Learning Plaintext-Ciphertext Cryptographic Problems via ANF-based SAT Instance Representation

Part of Advances in Neural Information Processing Systems 37 (NeurIPS 2024) Main Conference Track

Bibtex Paper

Authors

Xinhao Zheng, Yang Li, Cunxin Fan, Huaijin Wu, Xinhao Song, Junchi Yan

Abstract

Cryptographic problems, operating within binary variable spaces, can be routinely transformed into Boolean Satisfiability (SAT) problems regarding specific cryptographic conditions like plaintext-ciphertext matching. With the fast development of learning for discrete data, this SAT representation also facilitates the utilization of machine-learning approaches with the hope of automatically capturing patterns and strategies inherent in cryptographic structures in a data-driven manner. Existing neural SAT solvers consistently adopt conjunctive normal form (CNF) for instance representation, which in the cryptographic context can lead to scale explosion and a loss of high-level semantics.
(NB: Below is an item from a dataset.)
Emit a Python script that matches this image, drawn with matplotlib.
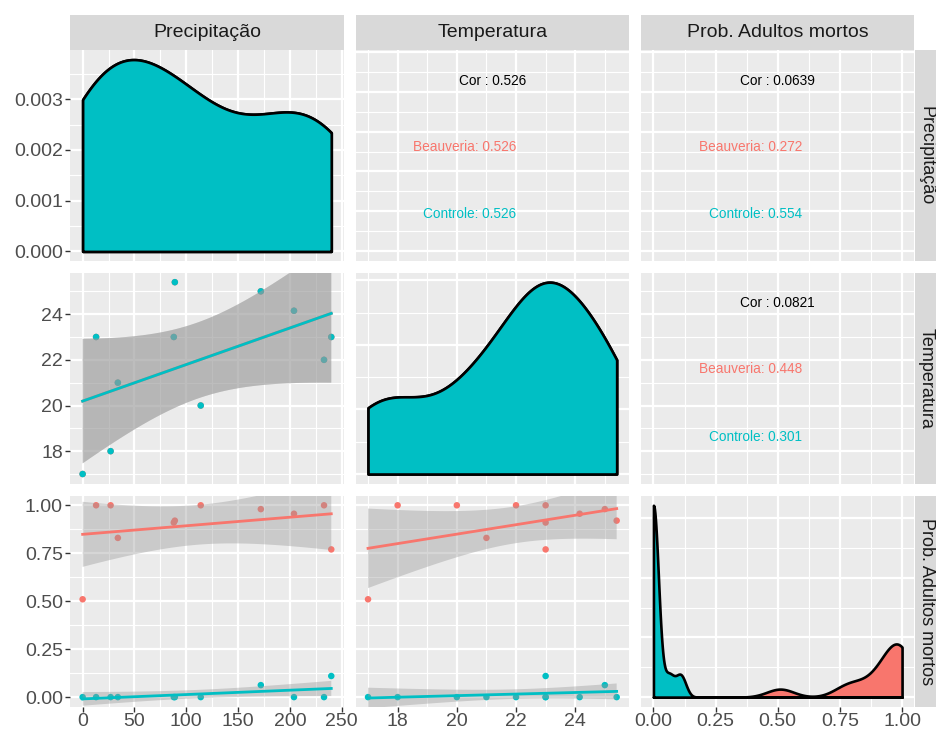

In particular, extensively used XOR operations in cryptographic problems can incur an exponential number of clauses. In this paper, we propose a graph structure based on Arithmetic Normal Form (ANF) to efficiently handle the XOR operation bottleneck. Additionally, we design an encoding method for AND operations in these ANF-based graphs, demonstrating improved efficiency over alternative general graph forms for SAT. We then propose CryptoANFNet, a graph learning approach that trains a classifier based on a message-passing scheme to predict plaintext-ciphertext satisfiability. Using ANF-based SAT instances, CryptoANFNet demonstrates superior scalability and can naturally capture higher-order operational information. Empirically, CryptoANFNet achieves a 50x speedup over heuristic solvers and outperforms SOTA learning-based SAT solver NeuroSAT, with 96\% vs. 91\% accuracy on small-scale and 72\% vs. 55\% on large-scale datasets from real encryption algorithms. We also introduce a key-solving algorithm that simplifies ANF-based SAT instances from plaintext and ciphertext, enhancing key decryption accuracy from 76.5\% to 82\% and from 72\% to 75\% for datasets generated from two real encryption algorithms.